Last updated on May 13th, 2019 at 02:36 pm
I am a small business owner. We have a massive amount of capital tied up in overdue accounts receivable. My accumulating experience is that it is now common practice for large companies and municipalities to manage cash flow by delaying payments to vendors. This puts an enormous strain on a small company – any business advisor will agree that cash flow is the most critical item in the life of a small company. Business growth requires the reinvestment of profits into new products and services. More and more, growth in the small-business sector is constrained by earned income that is not going into business growth but rather into funding receivables that are extending out 60, 90 and even 120 days. In my own experience, it is large companies and public entities that are responsible for withholding the majority of the funds. To a large extent, they do it simply because they can. They have opted to improve their bottom line by taking (not negotiating) extended
payment terms. I am extremely troubled by this trend and wonder what your thoughts are.
At the outset, let me observe that the practice you outline in your question sounds like smart business. Think about it. By extending payment terms to vendors, companies are able to favorably impact their bottom lines in the short term. So, viewed solely through the lens of a company’s economic self-interest, practicing extended payment terms makes a lot of sense.
At the same time, from my "people perspective," I have to wonder about the impact such practices have on the other bottom line (i.e., corporate culture)? What does it say about a company when it is willing to demand prompt services from its vendors on the one hand and then delay payments for those very same services on the other?
As I’ve written previously, high-performance organizations take care of both the bottom line and the other bottom line.
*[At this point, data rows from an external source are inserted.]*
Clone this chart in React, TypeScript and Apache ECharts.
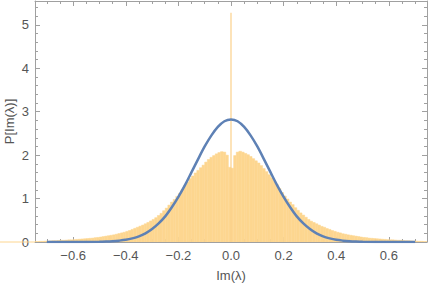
import React, { useEffect, useRef } from "react";
import * as echarts from "echarts";

// Histogram: bins of width 0.01 starting at -0.75
const BIN_START = -0.75;
const BIN_WIDTH = 0.01;
// heights of bins from -0.75 to 0.00
const histLeft = [
  0.01, 0.01, 0.015, 0.015, 0.02, 0.02, 0.025, 0.03, 0.03, 0.035,
  0.04, 0.04, 0.045, 0.05, 0.05, 0.055, 0.06, 0.065, 0.07, 0.075,
  0.08, 0.085, 0.09, 0.1, 0.105, 0.115, 0.125, 0.135, 0.145, 0.155,
  0.165, 0.18, 0.195, 0.21, 0.225, 0.245, 0.265, 0.29, 0.315, 0.34,
  0.365, 0.39, 0.42, 0.45, 0.485, 0.52, 0.56, 0.61, 0.66, 0.72,
  0.78, 0.85, 0.92, 0.98, 1.05, 1.12, 1.21, 1.3, 1.38, 1.46,
  1.52, 1.59, 1.65, 1.71, 1.77, 1.84, 1.9, 1.95, 1.99, 2.03,
  2.06, 2.08, 2.07, 2.0, 1.72,
];
// heights of bins from 0.00 to 0.75
const histRight = [
  1.7, 1.99, 2.07, 2.09, 2.07, 2.04, 2.01, 1.97, 1.92, 1.87,
  1.82, 1.76, 1.69, 1.62, 1.55, 1.48, 1.4, 1.32, 1.23, 1.14,
  1.06, 0.99, 0.92, 0.86, 0.79, 0.73, 0.67, 0.62, 0.57, 0.52,
  0.48, 0.45, 0.42, 0.39, 0.36, 0.34, 0.31, 0.29, 0.265, 0.245,
  0.225, 0.21, 0.19, 0.18, 0.165, 0.155, 0.145, 0.135, 0.125, 0.115,
  0.105, 0.1, 0.09, 0.085, 0.08, 0.075, 0.07, 0.065, 0.06, 0.055,
  0.05, 0.05, 0.045, 0.04, 0.04, 0.035, 0.03, 0.03, 0.025, 0.02,
  0.02, 0.015, 0.015, 0.01, 0.01,
];
// spike at zero
const spikeX = [0];
const spikeY = [5.28];

// fitted curve
const curveX = [
  -0.7, -0.6, -0.5, -0.475, -0.45, -0.425, -0.4, -0.375, -0.35, -0.325, -0.3,
  -0.275, -0.25, -0.225, -0.2, -0.175, -0.15, -0.125, -0.1, -0.075, -0.05, -0.025,
  0, 0.025, 0.05, 0.075, 0.1, 0.125, 0.15, 0.175, 0.2, 0.225, 0.25, 0.275, 0.3,
  0.325, 0.35, 0.375, 0.4, 0.425, 0.45, 0.475, 0.5, 0.6, 0.7,
];
const curveY = [
  0, 0.001, 0.005, 0.01, 0.018, 0.031, 0.05, 0.084, 0.13, 0.2, 0.3,
  0.43, 0.59, 0.8, 1.04, 1.31, 1.61, 1.91, 2.2, 2.45, 2.65, 2.78,
  2.82, 2.78, 2.65, 2.45, 2.2, 1.91, 1.61, 1.31, 1.04, 0.8, 0.59, 0.43, 0.3,
  0.2, 0.13, 0.084, 0.05, 0.031, 0.018, 0.01, 0.005, 0.001, 0,
];

const xMajorTicks = [-0.6, -0.4, -0.2, 0, 0.2, 0.4, 0.6];
const xMinorTicks = [
  -0.7, -0.65, -0.55, -0.5, -0.45, -0.35, -0.3, -0.25, -0.15, -0.1, -0.05,
  0.05, 0.1, 0.15, 0.25, 0.3, 0.35, 0.45, 0.5, 0.55, 0.65, 0.7,
];
const yMajorTicks = [0, 1, 2, 3, 4, 5];
const yMinorTicks = [
  0.2, 0.4, 0.6, 0.8, 1.2, 1.4, 1.6, 1.8, 2.2, 2.4, 2.6, 2.8,
  3.2, 3.4, 3.6, 3.8, 4.2, 4.4, 4.6, 4.8, 5.2, 5.4,
];

const X_MIN = -0.745;
const X_MAX = 0.745;
const Y_MAX = 5.55;

const FRAME = "#a0a0a0";
const TEXT = "#555555";
const BAR = "#fdd690";
const LINE = "#5e81b5";
const FONT = "Liberation Sans";

export default function App() {
  const ref = useRef<HTMLDivElement>(null);
  useEffect(() => {
    const chart = echarts.init(ref.current!, undefined, { renderer: "svg" });

    const histData: number[][] = [];
    const all = histLeft.concat(histRight);
    all.forEach((h, i) => {
      const x0 = +(BIN_START + i * BIN_WIDTH).toFixed(4);
      const x1 = +(BIN_START + (i + 1) * BIN_WIDTH).toFixed(4);
      histData.push([x0, x1, h]);
    });
    const spikeData = spikeX.map((x, i) => [x, spikeY[i]]);
    const curveData = curveX.map((x, i) => [x, curveY[i]]);

    const mkX = (pos: string, values: number[], len: number, labels: boolean, line: boolean) => ({
      type: "value",
      position: pos,
      min: X_MIN,
      max: X_MAX,
      axisLine: { show: line, onZero: false, lineStyle: { color: FRAME, width: 1 } },
      axisTick: { show: true, inside: true, length: len, customValues: values, lineStyle: { color: FRAME } },
      axisLabel: labels
        ? {
            show: true,
            customValues: values,
            margin: 7,
            color: TEXT,
            fontSize: 13,
            fontFamily: FONT,
            formatter: (v: number) => v.toFixed(1).replace("-", "\u2212"),
          }
        : { show: false },
      splitLine: { show: false },
    });
    const mkY = (pos: string, values: number[], len: number, labels: boolean, line: boolean) => ({
      type: "value",
      position: pos,
      min: 0,
      max: Y_MAX,
      axisLine: { show: line, onZero: false, lineStyle: { color: FRAME, width: 1 } },
      axisTick: { show: true, inside: true, length: len, customValues: values, lineStyle: { color: FRAME } },
      axisLabel: labels
        ? {
            show: true,
            customValues: values,
            margin: 6,
            color: TEXT,
            fontSize: 13,
            fontFamily: FONT,
          }
        : { show: false },
      splitLine: { show: false },
    });

    const xBottom: any = mkX("bottom", xMajorTicks, 5, true, true);
    xBottom.name = "Im(λ)";
    xBottom.nameLocation = "middle";
    xBottom.nameGap = 27;
    xBottom.nameMoveOverlap = false;
    xBottom.nameTextStyle = { color: TEXT, fontSize: 13, fontFamily: FONT };
    const yLeft: any = mkY("left", yMajorTicks, 5, true, true);
    yLeft.name = "P[Im(λ)]";
    yLeft.nameLocation = "middle";
    yLeft.nameGap = 19;
    yLeft.nameMoveOverlap = false;
    yLeft.nameTextStyle = { color: TEXT, fontSize: 13, fontFamily: FONT };

    chart.setOption({
      animation: false,
      backgroundColor: "#ffffff",
      grid: { left: 35, right: 1, top: 1, bottom: 44, containLabel: false, outerBoundsMode: "none" },
      xAxis: [
        xBottom,
        mkX("bottom", xMinorTicks, 3, false, false),
        mkX("top", xMajorTicks, 5, false, true),
        mkX("top", xMinorTicks, 3, false, false),
      ],
      yAxis: [
        yLeft,
        mkY("left", yMinorTicks, 3, false, false),
        mkY("right", yMajorTicks, 5, false, true),
        mkY("right", yMinorTicks, 3, false, false),
      ],
      graphic: [
        {
          type: "line",
          shape: { x1: 0, y1: 242, x2: 35, y2: 242 },
          style: { stroke: BAR, lineWidth: 1 },
          z: 1,
        },
      ],
      series: [
        {
          type: "custom",
          xAxisIndex: 0,
          yAxisIndex: 0,
          clip: true,
          encode: { x: [0, 1], y: 2 },
          data: histData,
          renderItem: (params: any, api: any) => {
            const p0 = api.coord([api.value(0), api.value(2)]);
            const p1 = api.coord([api.value(1), 0]);
            return {
              type: "rect",
              shape: { x: p0[0], y: p0[1], width: p1[0] - p0[0], height: p1[1] - p0[1] },
              style: { fill: BAR, stroke: BAR, lineWidth: 0.5 },
            };
          },
          z: 2,
        },
        {
          type: "custom",
          xAxisIndex: 0,
          yAxisIndex: 0,
          clip: true,
          encode: { x: 0, y: 1 },
          data: spikeData,
          renderItem: (params: any, api: any) => {
            const p0 = api.coord([api.value(0), api.value(1)]);
            const p1 = api.coord([api.value(0), 0]);
            return {
              type: "rect",
              shape: { x: p0[0] - 0.6, y: p0[1], width: 1.2, height: p1[1] - p0[1] },
              style: { fill: "#fbd08a" },
            };
          },
          z: 3,
        },
        {
          type: "line",
          xAxisIndex: 0,
          yAxisIndex: 0,
          data: curveData,
          smooth: 0.3,
          showSymbol: false,
          symbol: "none",
          clip: true,
          lineStyle: { color: LINE, width: 2.5 },
          z: 4,
        },
      ],
    });
    return () => chart.dispose();
  }, []);
  return (
    <div
      ref={ref}
      style={{ position: "fixed", left: 0, top: 0, width: 428, height: 286, background: "#fff" }}
    />
  );
}
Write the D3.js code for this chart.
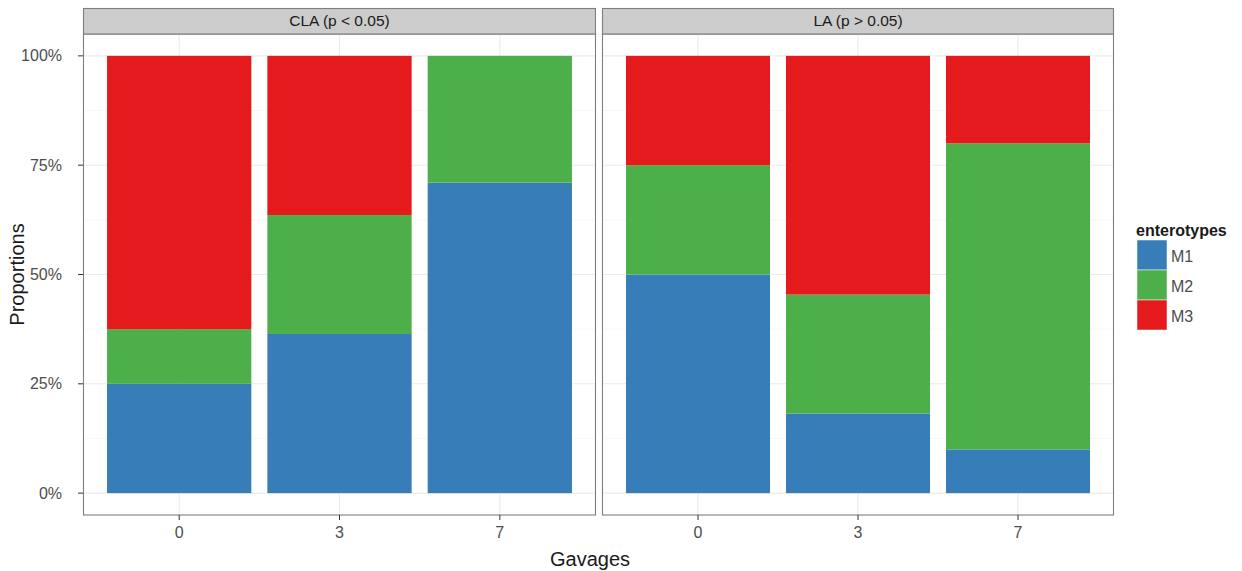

The leaders of high-performance organizations are mindful of financial performance and also focus on engaging in socially responsible organizational actions. Examined from this perspective, what you outline in your question is hard to defend. Frankly, it is an "I win, you lose" posture that has consequences far beyond the immediate transaction.
Let me explain. If we accept that the practice you outline is fairly widespread, and I happen to believe it is, there are some very real economic effects that result.
First of all, let’s talk about what it takes to be a small-business owner and entrepreneur. You must identify a market need, develop a marketable and profitable solution to meet that need, produce a business plan that shows a healthy company is possible and probable, find investors willing to invest and take the risk, start up the business, hire employees, navigate through the regulation minefield, bring the product or service to commercial readiness, find customers, convince the customers of the effectiveness of the product or service, sell the product or service, produce the product or service at a profit, deliver the product or service on time, get paid for the product or service, and finally, grow the company to the point it can pay dividends to the original investors.
Further, let’s factor in the fact that many small businesses that have survived the past several years of economic uncertainty cannot afford to antagonize large customers. Raising prices and/or charging interest may not be practical solutions.
Finally, to really bring the discussion home, let’s insert some real numbers that bear upon the scope of the issue you raise in your question.
The U.S. Small Business Administration reports that nationally, small businesses make up 99.7 percent of all employers, employ more than half of all private sector employees, and contribute more than 50 percent of non-farm private gross domestic product.
According to information from the U.S. Bureau of Economic Analysis, the private sector gross state product for Wisconsin in 2002 was $170 billion, or roughly $14 billion per month. Using these figures, we can estimate that approximately $7 billion per month is done by small business in Wisconsin. This would also be the total amount of accounts receivable outstanding if every invoice was paid in 30 days.
However, as you point out, not every invoice gets paid in 30 days. Using a hypothetical example, let’s say the average small business gets paid in 50 days. Again, drawing upon the data from above, that would mean $4.7 billion dollars was earned but not available for use by small businesses. That’s a lot of money that could be used to drive a lot of growth for a lot of small businesses.
What if the receivables extend beyond 50 days, to 60 or 75 days or more? In that scenario, the reality for some small-business owners is that cash flow becomes a crisis situation. Some must borrow money in order to make payrolls.
I suppose you could argue that extended receivables are just a cost of doing business, that the money will eventually come in, that it’s only a one-time shift of funds out a month or more. Further, you could argue that the money stays in Wisconsin anyway, just in the hands of large companies.
I suggest that these arguments miss the central point – that the lack of prompt payments to small business affects their economic well-being, and that the economic well-being of small businesses is central to the economic well-being of our region, our state, and our country.
In the final analysis, there are no easy answers here. However, a good starting point might be to try to get a dialog underway.
Start with contacts and leaders at your client companies. Extend the dialog to like-minded others involving a cross section of the business community. Again, invite leaders from the entities with whom you are having difficulty. Have an informed, objective discussion in which the focus is on the problem, not the people.
Include some research of the kind I offer within this article. Examine the problem from multiple perspectives in order to generate a variety of possibilities. For example, maybe it is possible to lower your prices if the customer agrees to quicker payment terms.
Finally, if agreements or understandings are reached, make sure they are based upon objective criteria (e.g., a new payment terms policy) that are explicitly defined.